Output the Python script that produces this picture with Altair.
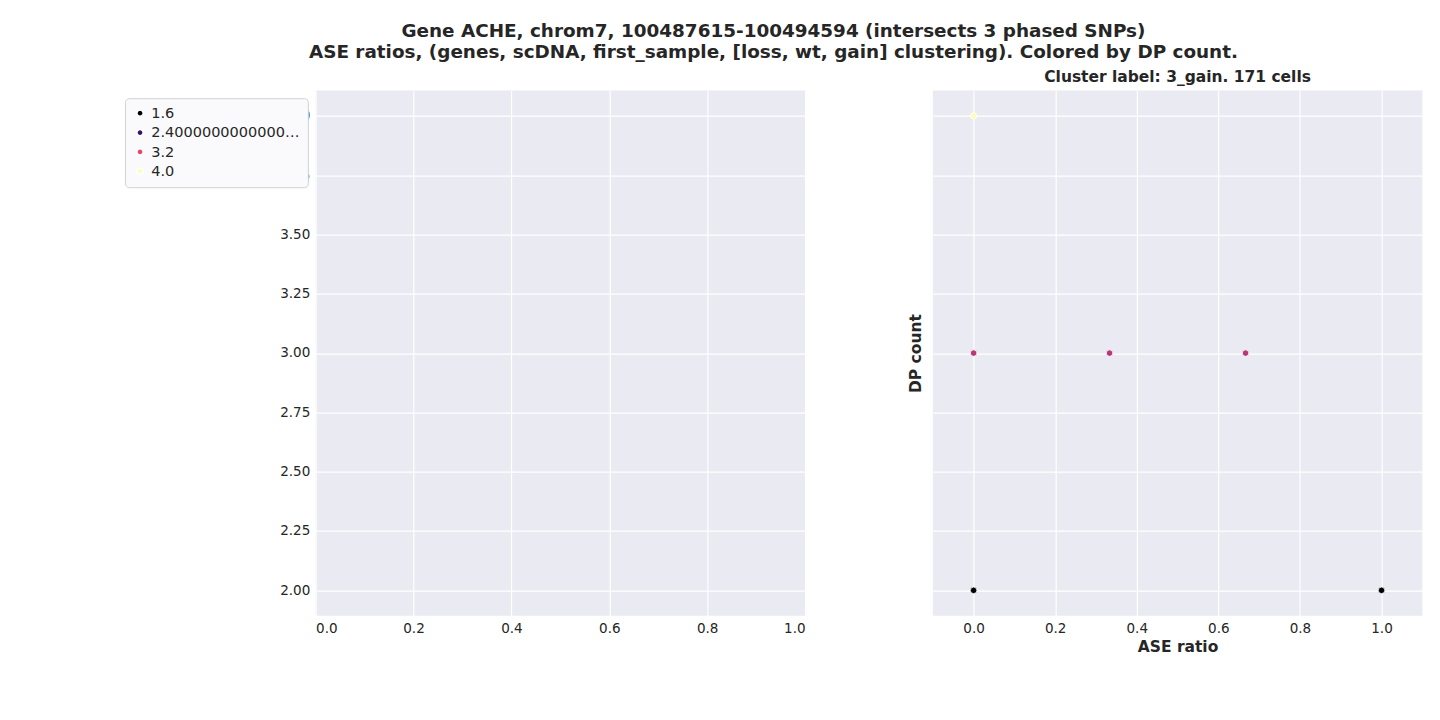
import altair as alt
import pandas as pd

# right panel points
ase_ratio = [0.0, 0.0, 0.3333, 0.6667, 0.0, 1.0]
dp_count = [4, 3, 3, 3, 2, 2]
point_colors = ["#fcfdbf", "#b73779", "#b73779", "#b73779", "#000004", "#000004"]

legend_labels = ["1.6", "2.4000000000000004", "3.2", "4.0"]
legend_colors = ["#000004", "#3b0f70", "#e3466e", "#fcfdbf"]

df = pd.DataFrame({"ase": ase_ratio, "dp": dp_count, "c": point_colors})
leg = pd.DataFrame({"ase": [0.0] * 4, "dp": [3.0] * 4, "lab": legend_labels})

W, H = 506, 543
ydom = [1.893, 4.107]
grid_axis = dict(grid=True, gridColor="white", gridWidth=1.2, domain=False, ticks=False,
                 labelFontSize=14, labelColor="#262626", labelPadding=6,
                 titleFontSize=16, titleFontWeight="bold", titleColor="#262626")

left = alt.Chart(df).mark_point(opacity=0).encode(
    x=alt.X("ase:Q", scale=alt.Scale(domain=[0, 1], nice=False),
            axis=alt.Axis(values=[0, 0.2, 0.4, 0.6, 0.8, 1.0], format=".1f", title=None, **grid_axis)),
    y=alt.Y("dp:Q", scale=alt.Scale(domain=ydom, nice=False, zero=False),
            axis=alt.Axis(values=[2, 2.25, 2.5, 2.75, 3, 3.25, 3.5, 3.75, 4], format=".2f", title=None, **grid_axis)),
).properties(width=W, height=H)

xr = alt.X("ase:Q", scale=alt.Scale(domain=[-0.1, 1.1], nice=False),
           axis=alt.Axis(values=[0, 0.2, 0.4, 0.6, 0.8, 1.0], format=".1f", title="ASE ratio", **grid_axis))
yr = alt.Y("dp:Q", scale=alt.Scale(domain=ydom, nice=False, zero=False),
           axis=alt.Axis(values=[2, 2.25, 2.5, 2.75, 3, 3.25, 3.5, 3.75, 4], labels=False,
                         title="DP count", titlePadding=10, **grid_axis))

pts = alt.Chart(df).mark_circle(size=45, opacity=1, stroke="white", strokeWidth=0.8).encode(
    x=xr, y=yr, color=alt.Color("c:N", scale=None))

legend_layer = alt.Chart(leg).mark_circle(size=40, opacity=0).encode(
    x=xr, y=yr,
    color=alt.Color("lab:N", scale=alt.Scale(domain=legend_labels, range=legend_colors),
                    legend=alt.Legend(title=None, orient="top-right", offset=8, fillColor="#fafafc",
                                      strokeColor="#d0d0d0", cornerRadius=4, padding=8,
                                      labelFontSize=15, labelColor="#262626", symbolOpacity=1,
                                      symbolSize=40, symbolType="circle", rowPadding=4)))

right = alt.layer(pts, legend_layer).properties(
    width=W, height=H,
    title=alt.TitleParams("Cluster label: 3_gain. 171 cells", fontSize=16, fontWeight="bold",
                          color="#262626", offset=6))

chart = alt.hconcat(left, right, spacing=103).properties(
    padding={"left": 120, "top": 4, "right": 10, "bottom": 10},
    title=alt.TitleParams(["Gene ACHE, chrom7, 100487615-100494594 (intersects 3 phased SNPs)",
                           "ASE ratios, (genes, scDNA, first_sample, [loss, wt, gain] clustering). Colored by DP count."],
                          fontSize=19, fontWeight="bold", color="#262626", anchor="middle", offset=8)
).configure(font="DejaVu Sans", background="white").configure_view(fill="#eaeaf2", stroke=None)

chart.save("out.html", embed_options={"renderer": "svg", "actions": False})
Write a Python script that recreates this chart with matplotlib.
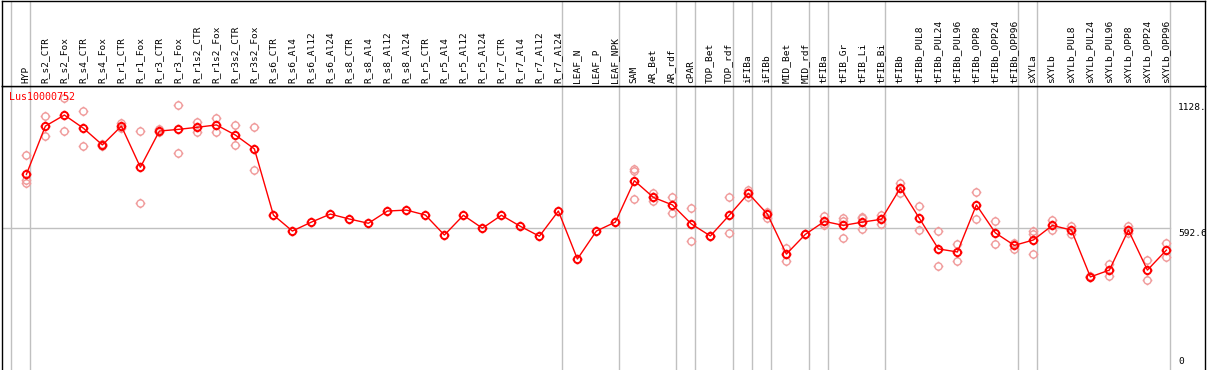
import numpy as np
import matplotlib
matplotlib.use('Agg')
import matplotlib.pyplot as plt
from matplotlib.path import Path

# --- data ---
gene = "Lus10000752"

samples = [
    "HYP",
    "R_s2_CTR", "R_s2_Fox", "R_s4_CTR", "R_s4_Fox", "R_r1_CTR", "R_r1_Fox",
    "R_r3_CTR", "R_r3_Fox", "R_r1s2_CTR", "R_r1s2_Fox", "R_r3s2_CTR", "R_r3s2_Fox",
    "R_s6_CTR", "R_s6_Al4", "R_s6_Al12", "R_s6_Al24",
    "R_s8_CTR", "R_s8_Al4", "R_s8_Al12", "R_s8_Al24",
    "R_r5_CTR", "R_r5_Al4", "R_r5_Al12", "R_r5_Al24",
    "R_r7_CTR", "R_r7_Al4", "R_r7_Al12", "R_r7_Al24",
    "LEAF_N", "LEAF_P", "LEAF_NPK",
    "SAM", "AR_Bet", "AR_rdf",
    "cPAR",
    "TOP_Bet", "TOP_rdf",
    "iFIBa",
    "iFIBb",
    "MID_Bet", "MID_rdf",
    "tFIBa",
    "tFIB_Gr", "tFIB_Li", "tFIB_Bi",
    "tFIBb", "tFIBb_PUL8", "tFIBb_PUL24", "tFIBb_PUL96",
    "tFIBb_OPP8", "tFIBb_OPP24", "tFIBb_OPP96",
    "sXYLa",
    "sXYLb", "sXYLb_PUL8", "sXYLb_PUL24", "sXYLb_PUL96",
    "sXYLb_OPP8", "sXYLb_OPP24", "sXYLb_OPP96",
]

# number of samples in each block between the grey separators
group_sizes = [1, 28, 3, 3, 1, 2, 1, 1, 2, 1, 3, 7, 1, 7]

means = [
    821,
    1026, 1073, 1017, 946, 1026, 851, 1005, 1012, 1021, 1031, 988, 929,
    648, 580, 618, 652, 631, 613, 665, 669,
    648, 563, 647, 592, 647, 600, 558, 665,
    461, 580, 618,
    794, 723, 691, 610, 559, 648, 740, 652, 482, 566,
    621, 604, 618, 630,
    763, 634, 504, 491, 691, 572, 519,
    542, 604, 584, 385, 414, 584, 414, 499,
]

replicates = [
    [903, 797, 783],
    [1069, 984], [1144, 1005], [1090, 941], [950, 942], [1038, 1017], [1005, 698],
    [1012, 1000], [1116, 911], [1045, 1000], [1059, 1000], [1031, 946], [1021, 839],
    [], [], [], [], [], [], [], [],
    [], [], [], [], [], [], [], [],
    [], [], [],
    [844, 836, 715], [740, 708, 723], [726, 655],
    [677, 538],
    [559, 557], [726, 570],
    [754, 726],
    [662, 634],
    [509, 454], [566, 569],
    [645, 606, 612],
    [637, 624, 552], [641, 634, 587], [648, 610],
    [783, 743], [686, 584], [580, 431], [524, 451],
    [745, 631], [623, 524], [530, 505],
    [581, 567, 481],
    [627, 583], [600, 567], [385, 389], [442, 389],
    [601, 570], [456, 372], [529, 468],
]

ytick_vals = [0, 592.6, 1128]
ytick_text = ["0", "592.6", "1128."]

# --- layout (pixels) ---
W, H = 1209, 370
hdr = 86
cell = 19.0
red = '#ff0000'
pink = '#f09a9a'
grey = '#c0c0c0'
mono = 'DejaVu Sans Mono'

# circle with four little ticks, like the original marker
circ = Path.unit_circle()
tick_v, tick_c = [], []
for dx, dy in [(1, 0), (-1, 0), (0, 1), (0, -1)]:
    tick_v += [(dx * 1.0, dy * 1.0), (dx * 1.35, dy * 1.35)]
    tick_c += [Path.MOVETO, Path.LINETO]
ring = Path.make_compound_path(circ, Path(tick_v, tick_c))

fig = plt.figure(figsize=(W / 100, H / 100), dpi=100)
ax = fig.add_axes([2 / W, 0, (1205 - 2) / W, (H - hdr) / H])
hx = fig.add_axes([2 / W, (H - hdr) / H, (1205 - 2) / W, (hdr - 0.5) / H])

xmin = -(11 - 2) / cell
xmax = xmin + (1205 - 2) / cell
for a in (ax, hx):
    a.set_xlim(xmin, xmax)
    a.set_xticks([])
    a.set_yticks([])
    for s in a.spines.values():
        s.set_color('black')
        s.set_linewidth(1.0)
ax.spines['bottom'].set_visible(False)
ax.set_ylim(-10.6, 1196.4)
hx.set_ylim(0, 1)

# grey block separators through header and plot
bounds = np.concatenate([[0], np.cumsum(group_sizes)])
for b in bounds:
    ax.axvline(b, color=grey, lw=1.0, zorder=0)
    hx.axvline(b, color=grey, lw=1.0, zorder=0)
ax.axhline(592.6, xmin=0, xmax=(bounds[-1] - xmin) / (xmax - xmin), color=grey, lw=1.0, zorder=0)

x = np.arange(len(samples)) + 0.81

# replicates
for xi, vals in zip(x, replicates):
    if vals:
        ax.plot([xi] * len(vals), vals, ls='none', marker=ring, ms=7,
                mfc='none', mec=pink, mew=1.0, zorder=2)

# mean line
ax.plot(x, means, color=red, lw=1.0, marker=ring, ms=7, mfc='none',
        mec=red, mew=1.4, zorder=3)

# sample names in the header
for xi, name in zip(x, samples):
    hx.text(xi - 0.03, 0.035, name, rotation=90, ha='center', va='bottom',
            fontsize=6.8, family=mono, color='black')

# gene name
ax.text(-0.09, 1151, gene, color=red, fontsize=7.2, family=mono,
        ha='left', va='center')

# value labels on the right
lab_x = (1178 - 11) / cell
for v, t in zip(ytick_vals, ytick_text):
    ax.text(lab_x, v + (6 if v == 0 else -4), t, fontsize=6.8, family=mono,
            ha='left', va='bottom' if v == 0 else 'top', clip_on=True)

fig.savefig('out.png', dpi=100)
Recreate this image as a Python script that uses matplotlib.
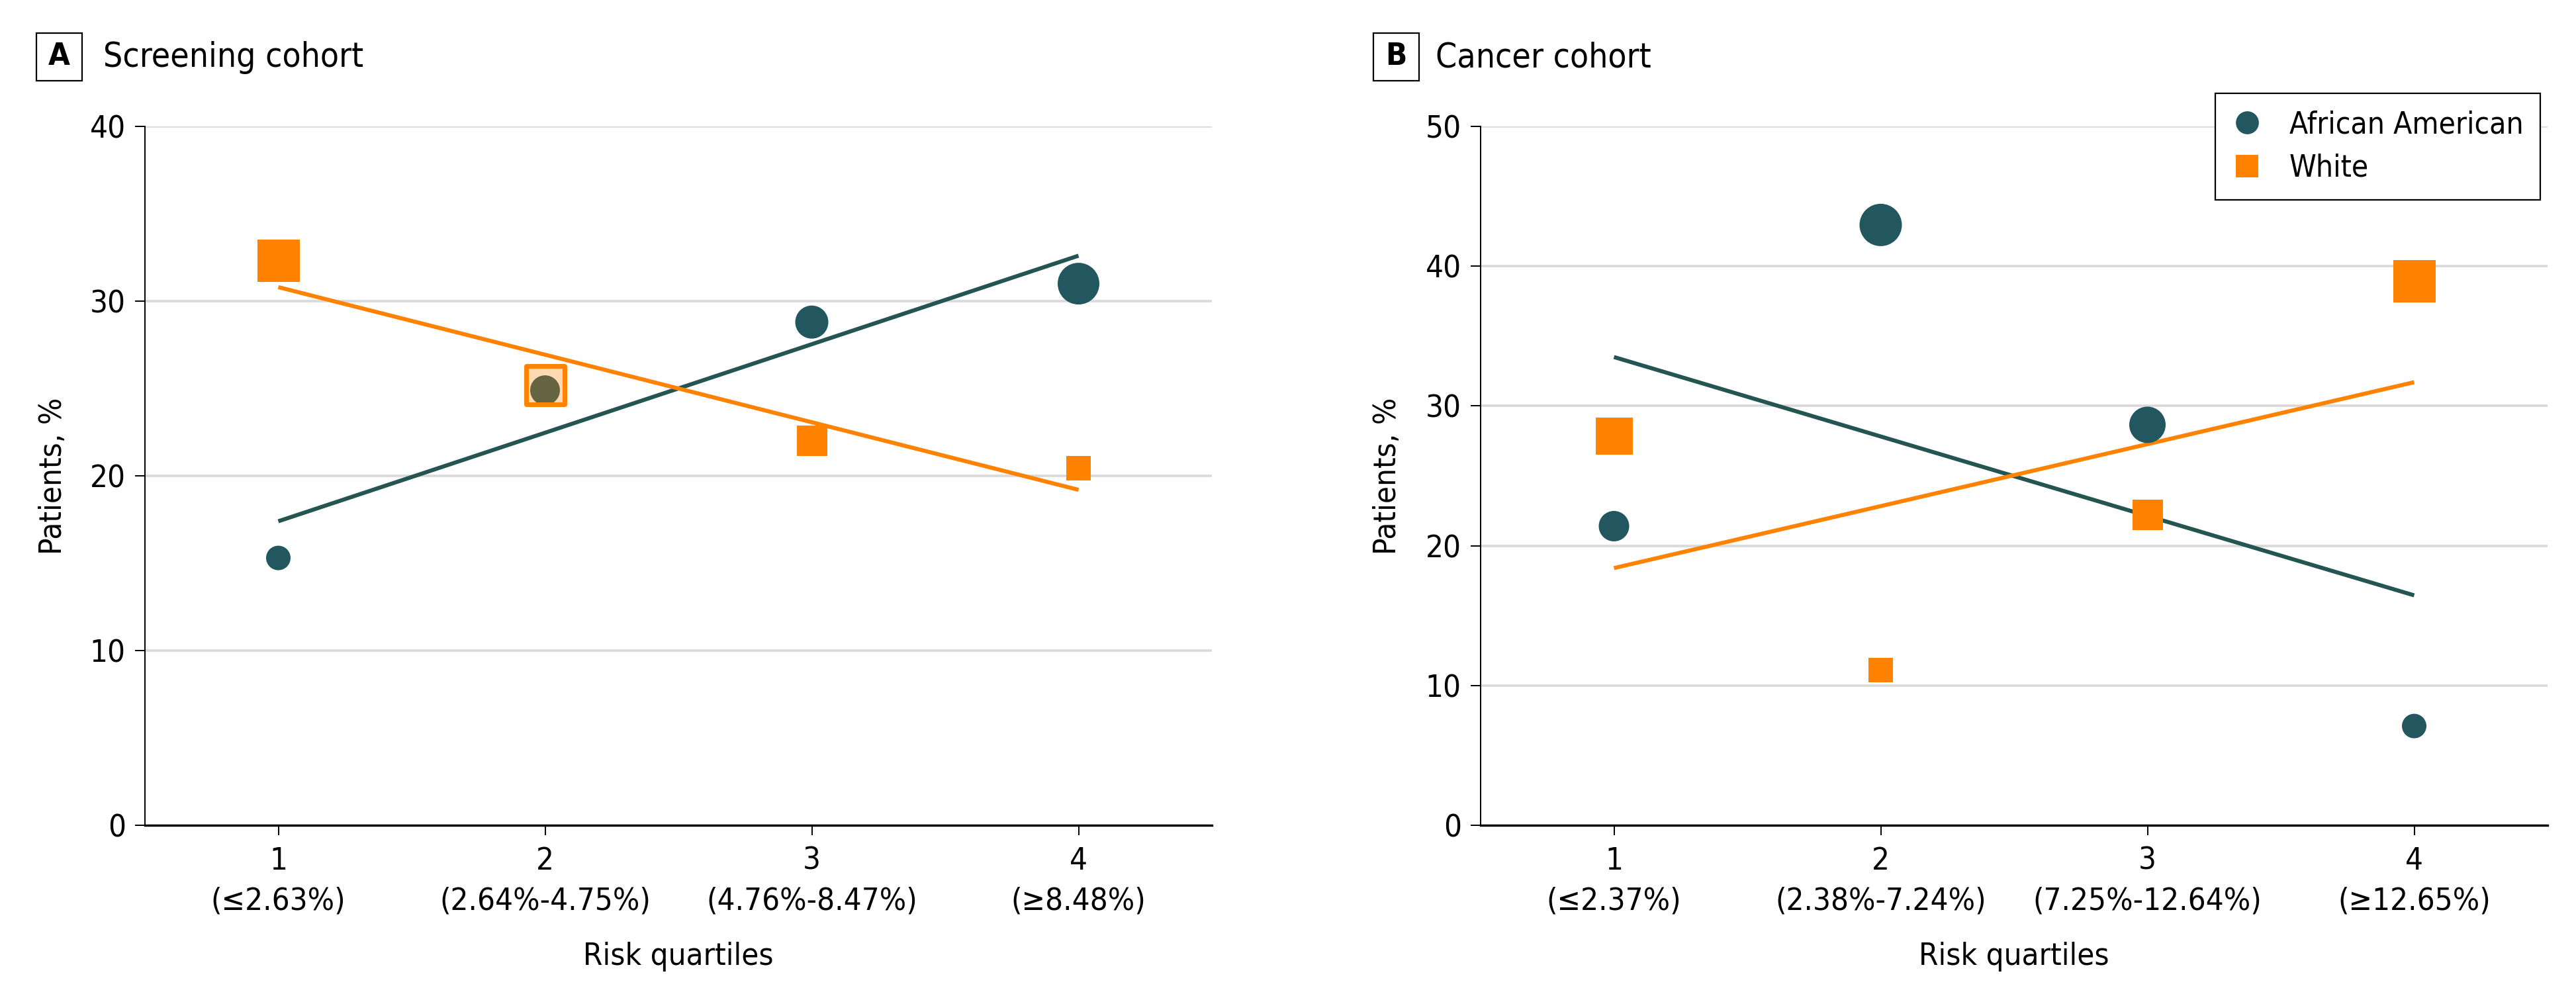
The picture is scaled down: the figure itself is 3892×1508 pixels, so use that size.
import numpy as np
import matplotlib
matplotlib.use('Agg')
import matplotlib.pyplot as plt
from matplotlib import font_manager
from matplotlib.lines import Line2D
from matplotlib.patches import Rectangle

names = {f.name for f in font_manager.fontManager.ttflist}
if 'Liberation Sans Narrow' in names:
	plt.rcParams['font.family'] = ['Liberation Sans Narrow', 'DejaVu Sans']
else:
	plt.rcParams['font.family'] = ['DejaVu Sans']
	plt.rcParams['font.stretch'] = 'condensed'

quartiles = [1, 2, 3, 4]
labels_a = ['1\n(≤2.63%)', '2\n(2.64%-4.75%)', '3\n(4.76%-8.47%)', '4\n(≥8.48%)']
labels_b = ['1\n(≤2.37%)', '2\n(2.38%-7.24%)', '3\n(7.25%-12.64%)', '4\n(≥12.65%)']

# percent of patients per quartile
aa_a = [15.3, 24.9, 28.8, 31.0]
white_a = [32.3, 25.2, 22.0, 20.45]
aa_b = [21.4, 42.95, 28.65, 7.1]
white_b = [27.85, 11.1, 22.2, 38.9]

# fitted trend lines, value at quartile 1 and 4
fit_aa_a = [17.4, 32.6]
fit_white_a = [30.8, 19.2]
fit_aa_b = [33.5, 16.45]
fit_white_b = [18.4, 31.7]

# marker widths in pixels
size_aa_a = [37, 45, 50, 63]
size_white_a = [64, 58, 46, 37]
size_aa_b = [46, 64, 55, 37]
size_white_b = [56, 37, 46, 64]

teal = '#22575F'
teal_line = '#245553'
orange = '#FF8200'
grid = '#D9D9D9'

W, H = 3892, 1508
fig = plt.figure(figsize=(W / 100, H / 100), dpi=100)

def px2s(px):
	return (np.array(px) * 0.72) ** 2

def panel(rect, aa, white, fit_aa, fit_white, s_aa, s_white, ymax, labels, overlap=None):
	ax = fig.add_axes(rect)
	ax.set_xlim(0.5, 4.5)
	ax.set_ylim(0, ymax)
	ax.set_yticks(np.arange(0, ymax + 1, 10))
	ax.set_xticks(quartiles)
	ax.set_xticklabels(labels, linespacing=1.45)
	ax.yaxis.grid(True, color=grid, lw=2.6)
	ax.set_axisbelow(True)
	for s in ['top', 'right']:
		ax.spines[s].set_visible(False)
	ax.spines['left'].set_linewidth(1.4)
	ax.spines['bottom'].set_linewidth(2.4)
	ax.tick_params(axis='both', direction='out', length=11, width=1.4, labelsize=34, colors='black')
	ax.tick_params(axis='x', pad=12)
	ax.tick_params(axis='y', pad=10)

	ax.plot([1, 4], fit_aa, color=teal_line, lw=4.4, solid_capstyle='butt', zorder=2)
	ax.plot([1, 4], fit_white, color=orange, lw=4.4, solid_capstyle='butt', zorder=2)
	ax.scatter(quartiles, aa, s=px2s(s_aa), marker='o', color=teal, linewidths=0, zorder=3)

	fc = [matplotlib.colors.to_rgba(orange)] * 4
	lws = [0, 0, 0, 0]
	if overlap is not None:
		fc[overlap] = matplotlib.colors.to_rgba(orange, 0.3)
		lws[overlap] = 5
	ax.scatter(quartiles, white, s=px2s(s_white), marker='s', facecolors=fc,
		edgecolors=orange, linewidths=lws, zorder=4)
	return ax

x0a, x0b, aw = 219 / W, 2237 / W, 1612 / W
y0, ah = 1 - 1247 / H, (1247 - 191) / H

ax1 = panel([x0a, y0, aw, ah], aa_a, white_a, fit_aa_a, fit_white_a,
	size_aa_a, size_white_a, 40, labels_a, overlap=1)
ax2 = panel([x0b, y0, aw, ah], aa_b, white_b, fit_aa_b, fit_white_b,
	size_aa_b, size_white_b, 50, labels_b)

# panel titles
for bx, tx, letter, title in [(55, 156, 'A', 'Screening cohort'), (2075, 2169, 'B', 'Cancer cohort')]:
	fig.patches.append(Rectangle((bx / W, 1 - 122 / H), 69 / W, 72 / H, transform=fig.transFigure,
		fill=False, edgecolor='black', lw=1.6))
	fig.text((bx + 34.5) / W, 1 - 86 / H, letter, fontsize=34, fontweight='bold', ha='center', va='center')
	fig.text(tx / W, 1 - 87 / H, title, fontsize=37, ha='left', va='center')

for lx, cx in [(80, 219 + 806), (2097, 2237 + 806)]:
	fig.text(lx / W, 1 - 719 / H, 'Patients, %', fontsize=34, rotation=90, ha='center', va='center')
	fig.text(cx / W, 1 - 1445 / H, 'Risk quartiles', fontsize=34, ha='center', va='center')

handles = [Line2D([], [], marker='o', color=teal, ls='none', markersize=25, markeredgewidth=0),
	Line2D([], [], marker='s', color=orange, ls='none', markersize=24, markeredgewidth=0)]
leg = fig.legend(handles, ['African American', 'White'], loc='upper right',
	bbox_to_anchor=(3838 / W, 1 - 141 / H), bbox_transform=fig.transFigure,
	fontsize=33, frameon=True, fancybox=False, framealpha=1, edgecolor='black',
	borderpad=0.55, handlelength=1.0, handletextpad=0.9, labelspacing=0.45, borderaxespad=0)
leg.get_frame().set_linewidth(1.6)

fig.savefig('out.png', dpi=100)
◇ ◇ ◇ ◇ ◇ ◇ ◇
Aim of the exercise –
Write out exactly the lines running from the line containing "The picture is" to the line containing "from matplotlib.patches import Rectangle", with both of those lines included.

The result –
The picture is scaled down: the figure itself is 3892×1508 pixels, so use that size.
import numpy as np
import matplotlib
matplotlib.use('Agg')
import matplotlib.pyplot as plt
from matplotlib import font_manager
from matplotlib.lines import Line2D
from matplotlib.patches import Rectangle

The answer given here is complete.